Muse


Muse
by Kris Lundberg
produced by Shakespeare’s Sister Company
directed by Jay Michaels
with Kris Lundberg and Greg Pragel

Elizabeth Siddal was a model for the Pre-Raphaelites. While posing as Ophelia for  John Everett Millais, she lay in a bathtub for hours on end. This led to pneumonia and then to an illness for which she was prescribed the opiate laudanum.

She later married another member of the Pre-Raphaelite Brotherhood, Dante Gabriel Rossetti, for whom she had come to model exclusively. Addicted to laudanum, she overdosed in a fit of jealously while her husband spent the evening (quite innocently) at an event.

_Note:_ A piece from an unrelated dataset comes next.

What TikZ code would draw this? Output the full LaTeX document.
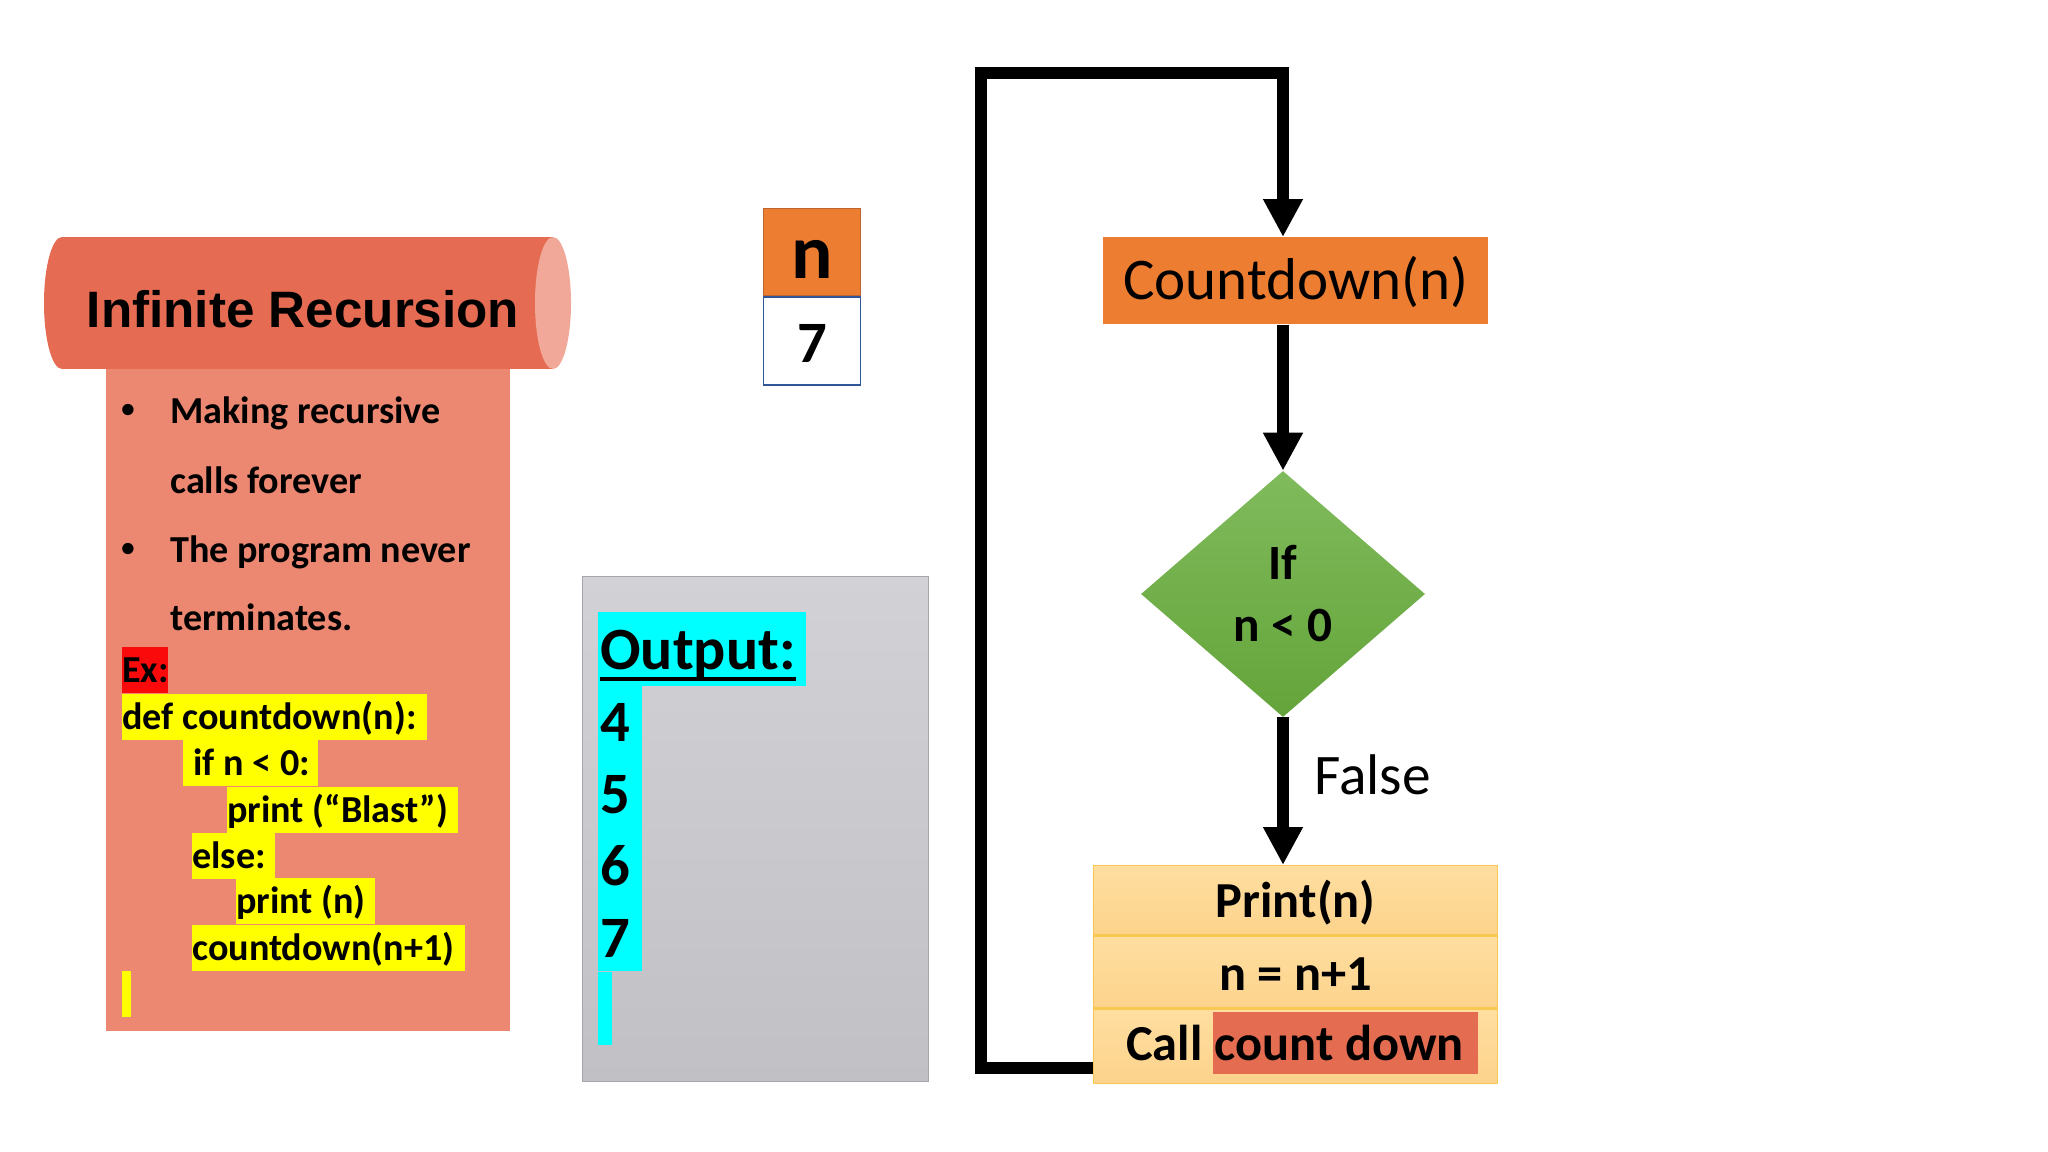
\documentclass[tikz,border=0pt]{standalone}
\usepackage{fontspec}
\setmainfont{Carlito}
\newfontfamily\arialfont{Liberation Sans}
\usetikzlibrary{arrows.meta,shapes.geometric,calc}

\definecolor{scrollred}{RGB}{229,108,82}
\definecolor{scrollend}{RGB}{241,168,152}
\definecolor{panelsalmon}{RGB}{236,135,113}
\definecolor{hlyellow}{RGB}{255,255,0}
\definecolor{exred}{RGB}{250,10,10}
\definecolor{nfill}{RGB}{237,125,49}
\definecolor{ndraw}{RGB}{190,100,45}
\definecolor{celldraw}{RGB}{47,85,151}
\definecolor{hlcyan}{RGB}{0,255,255}
\definecolor{graytop}{RGB}{210,209,213}
\definecolor{graybot}{RGB}{193,192,196}
\definecolor{grayline}{RGB}{165,165,170}
\definecolor{greentop}{RGB}{128,187,92}
\definecolor{greenbot}{RGB}{100,164,58}
\definecolor{steptop}{RGB}{255,222,160}
\definecolor{stepbot}{RGB}{252,211,140}
\definecolor{stepline}{RGB}{248,200,80}
\definecolor{callred}{RGB}{228,108,80}

\newcommand{\panelfont}{\fontsize{28.6}{34}\selectfont\bfseries}
\newcommand{\outfont}{\fontsize{44}{50}\selectfont\bfseries}
\newcommand{\stepfont}{\fontsize{37.8}{42}\selectfont\bfseries}
\newcommand{\thickul}[1]{\setbox0\hbox{#1}\rlap{\rule[-8.6pt]{\wd0}{3pt}}\box0}

\tikzset{
	txt/.style={inner sep=0pt, anchor=base west},
	bulletdot/.style={inner sep=0pt, anchor=center, font=\fontsize{20}{24}\selectfont\bfseries},
	codehl/.style={fill=hlyellow, inner sep=0pt, anchor=base west,
		text height=26.5pt, text depth=8pt, font=\panelfont},
	varcell/.style={anchor=north west, inner sep=0pt, minimum width=72.75pt,
		line width=1.1pt, font=\bfseries},
	outcol/.style={anchor=north west, fill=hlcyan, inner sep=0pt},
	cdbox/.style={anchor=north west, fill=nfill, inner sep=0pt, minimum width=288.75pt,
		text height=46.5pt, text depth=18.75pt, font=\fontsize{44.3}{50}\selectfont},
	decision/.style={shape=diamond, inner sep=0pt, minimum width=213pt, minimum height=184.5pt,
		top color=greentop, bottom color=greenbot, align=center,
		font=\fontsize{37}{46.5}\selectfont\bfseries},
	stepbox/.style={anchor=north west, inner sep=0pt, minimum width=303pt,
		top color=steptop, bottom color=stepbot, draw=stepline, line width=1pt,
		font=\stepfont},
	flowarrow/.style={line width=9pt, -{Triangle[length=28.5pt,width=28pt]}},
}

\begin{document}
\begin{tikzpicture}[x=0.75pt,y=0.75pt,yscale=-1,xscale=1]
\path[use as bounding box, fill=white] (0,0) rectangle (2048,1152);

% scroll with the definition
\fill[panelsalmon] (106,369) rectangle (510,1031);
\fill[scrollred] (62,237) rectangle (553,369);
\fill[scrollred] (62,303) ellipse [x radius=18, y radius=66];
\fill[scrollend] (553,303) ellipse [x radius=18, y radius=66];
\node[txt, anchor=base, font=\arialfont\bfseries\fontsize{38.4}{44}\selectfont] (title) at (303,327) {Infinite Recursion};

\node[bulletdot] (bul1) at (128,411) {•};
\node[txt, font=\panelfont] (line1) at (170,423) {Making recursive};
\node[txt, font=\panelfont] (line2) at (170,493) {calls forever};
\node[bulletdot] (bul2) at (128,550) {•};
\node[txt, font=\panelfont] (line3) at (170,562) {The program never};
\node[txt, font=\panelfont] (line4) at (170,630) {terminates.};

% example code
\node[codehl, fill=exred] (ex) at (122,682) {\makebox[34.5pt][l]{Ex:}};
\node[codehl] (def) at (122,729) {\makebox[228.75pt][l]{def countdown(n):}};
\node[codehl] (ifline) at (183,775) {\makebox[101.25pt][l]{\hspace{7.5pt}if n < 0:}};
\node[codehl] (blast) at (227,822) {\makebox[173.25pt][l]{print (“Blast”)}};
\node[codehl] (elseline) at (192,868) {\makebox[62.25pt][l]{else:}};
\node[codehl] (printn) at (236,913) {\makebox[104.25pt][l]{print (n)}};
\node[codehl] (recur) at (192,960) {\makebox[204.75pt][l]{countdown(n+1)}};
\node[codehl] (cursor) at (122,1006) {\makebox[6.75pt]{}};

% variable n
\node[varcell, fill=nfill, draw=ndraw, text height=52.5pt, text depth=12.75pt,
	font=\fontsize{58}{60}\selectfont\bfseries] (nhead) at (763,208) {n};
\node[varcell, fill=white, draw=celldraw, text height=48.75pt, text depth=17.25pt,
	font=\fontsize{44}{50}\selectfont\bfseries] (nval) at (nhead.south west) {7};

% output window
\node[anchor=north west, inner sep=0pt, minimum width=259.5pt, minimum height=378.75pt,
	top color=graytop, bottom color=graybot, draw=grayline, line width=0.8pt] (outbox) at (582,576) {};
\node[txt, fill=hlcyan, text height=43.1pt, text depth=12.4pt, font=\fontsize{45}{50}\selectfont\bfseries]
	(outlabel) at (598,669.5) {\makebox[156pt][l]{\hspace{1.5pt}\thickul{Output:}}};
\node[outcol, minimum width=33pt, minimum height=213.75pt] (digits) at (598,686) {};
\node[outcol, minimum width=10.5pt, minimum height=54.75pt] (outcursor) at (digits.south west) {};
\foreach \d [count=\i] in {4,...,7}
	\node[txt, font=\outfont] (out\d) at (600,669+72*\i) {\d};

% flowchart
\node[cdbox] (countdown) at (1103,237) {Countdown(n)};
\node[decision] (ifnode) at (1283,594) {If\\n < 0};
\node[stepbox, text height=39pt, text depth=12.75pt] (prow) at (1093,865) {Print(n)};
\node[stepbox, text height=40.5pt, text depth=13.5pt] (incrow) at (prow.south west) {n = n+1};
\node[stepbox, text height=40.5pt, text depth=15pt] (callrow) at (incrow.south west) {};
\node[txt, font=\stepfont] (callword) at (1126,1060) {Call};
\node[txt, fill=callred, text height=36pt, text depth=10.5pt, font=\stepfont]
	(callname) at (1213,1060) {\makebox[198.75pt][l]{\hspace{1pt}count down}};
\node[txt, font=\fontsize{43}{50}\selectfont] (falselbl) at (1314,794) {False};

\coordinate (looptop) at (981,73);
\coordinate (loopin) at ($(callrow.south west)+(0,-16)$);

\draw[flowarrow] (ifnode.north |- countdown.south) -- (ifnode.north);
\draw[flowarrow] (ifnode.south) -- (ifnode.south |- prow.north);
\draw[flowarrow] (loopin) -| (looptop) -| (ifnode.north |- countdown.north);

\end{tikzpicture}
\end{document}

Kris Lundberg has taken this intriguing story and penned it into a marvelous one-act two-hander, Muse. From the moment Greg Pragel enters as Rosetti, we know this’ll be good work. The playwright herself plays Miss Siddal, and the two actors show us their relationship with abandon and subtlety, as suits the moment, and with surety. Such is their skill that we forget we’re watching the story of famous people; we’re interested in them as human beings.

The setting is nearly always Rosetti’s studio, and we meet the two, suitably, at work, he at his easel, she in her pose. These are the circumstances throughout the early part of the relationship, and their banter early in the play is a marvelous game of testing as each probes to see if the other is to taste. We watch as the relationship intensifies and the two develop a history.

From time to time, between scenes, Rosetti addresses us. The technique, although embedded in the otherwise realistic play, seems natural, not intrusive.

Jay Michaels directs the whole thing allegretto, with a marvelous sense of gesture and image. Half mad with grief for her stillborn child, Liz rushes on stage with her red/gold hair streaming behind her, the picture of a madwoman.

Michaels makes a bold choice at a point when our pair, now married, have a heated argument. They shout at the same time, trying to top each other, so that we can’t understand what either is saying. It’s marvelous for several moments. Michaels moves beyond realism to expressionism. He knows that the fact of unpenned anger is more important than the content of the argument. The problem is that it goes on too long, after it’s had its emotional effect. It’s inspired but excessive.

Jessa-Raye Court’s costumes are resplendent. Some designs are based on the clothes Miss Siddal wore while posing, that can be seen in the paintings. The set is simple and handsome, bothering with no more than it needs to show.

We’ll be keeping an eye on Shakespeare’s Sister.